What Tulu Cinema Still Needs

Despite the positive buzz, Coastalwood still has many challenges.

The first challenge is screen availability. Tulu films need better show timings and longer theatrical windows. The second challenge is technical polish. Audiences today compare every film with content from across India and the world, so production quality matters. The third challenge is subtitles and OTT access. A good Tulu film should not be restricted only to those who understand the language.

The fourth and biggest challenge is writing. Tulu cinema has powerful cultural material, but it needs stronger screenplays that can travel beyond local jokes and familiar formulas.

If Coastalwood can combine local authenticity with universal storytelling, it can surprise everyone.

Why This Is an Exciting Time

The current buzz around Tulu cinema feels hopeful because the industry is not standing still. It is trying. It is releasing films. It is experimenting. It is bringing culture, comedy, sports, emotions and social issues to theatres.

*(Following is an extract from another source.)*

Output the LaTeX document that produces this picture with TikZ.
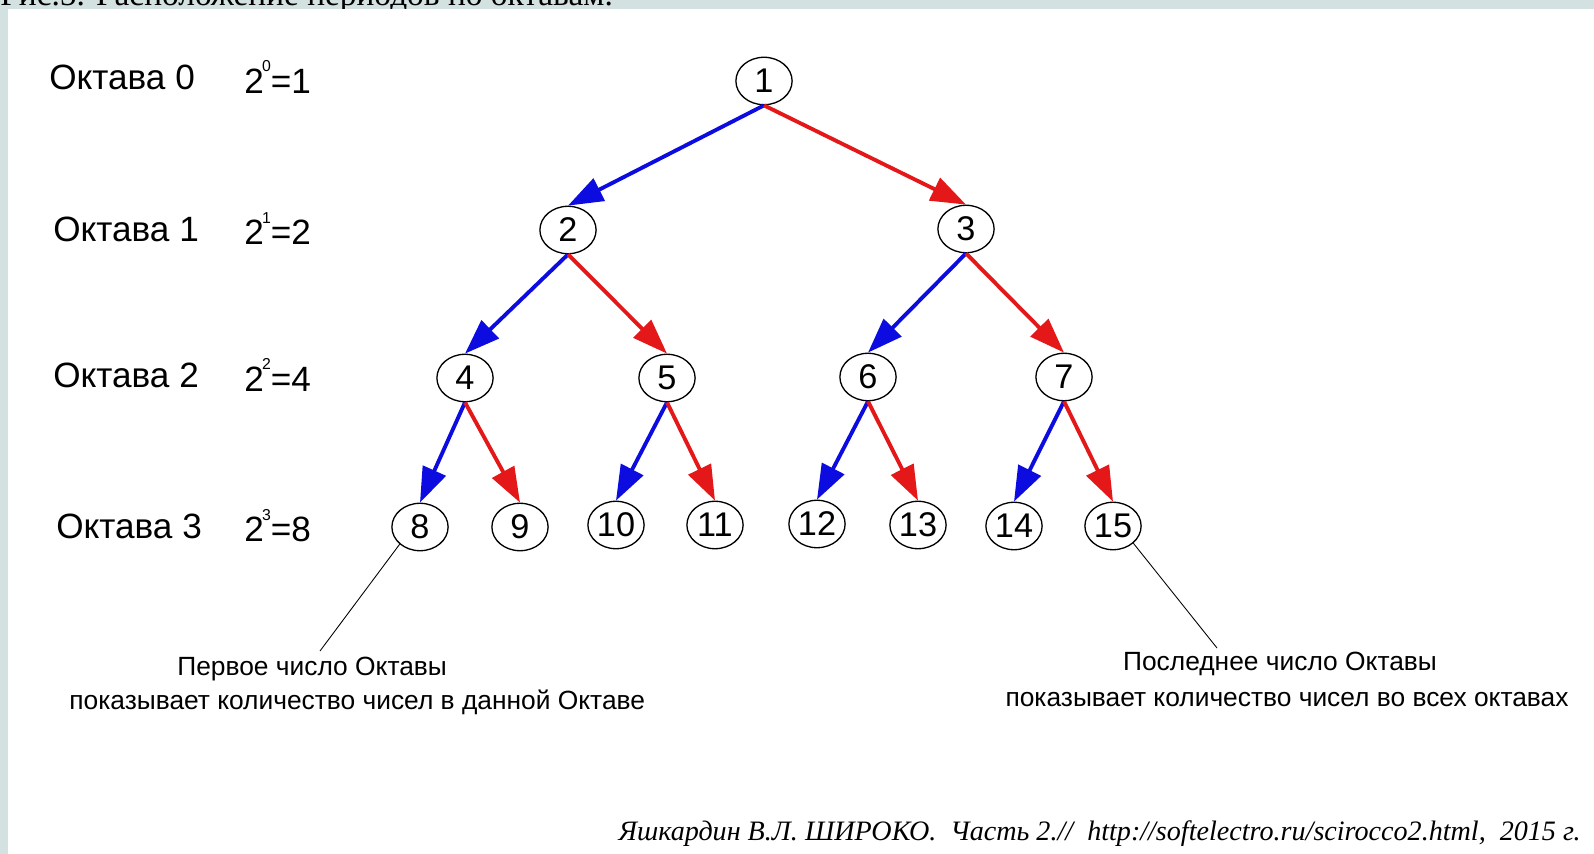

More importantly, young filmmakers and actors are entering the space with new ideas. They are not treating Tulu cinema as a small platform. They are treating it as a cultural responsibility and a creative opportunity.

That attitude can change the future of Coastalwood.

Final Word

Tulu cinema may not release hundreds of films every year, but it carries something many bigger industries are trying to rediscover: identity. The language, humour, traditions, music, festivals, food, sports and emotions of Tulunadu give Coastalwood a unique cinematic soul.

The recent buzz around films like Kajja, Gajanana Cricketers, Birdudaa Kambalaa and other new Tulu titles proves that the industry is moving with fresh energy.

Coastalwood does not need to imitate any other film industry. Its biggest strength is already there — Tulunadu itself.

If supported with better scripts, wider releases, digital visibility and audience encouragement, Tulu cinema can become one of India’s most interesting regional cinema movements in the coming years.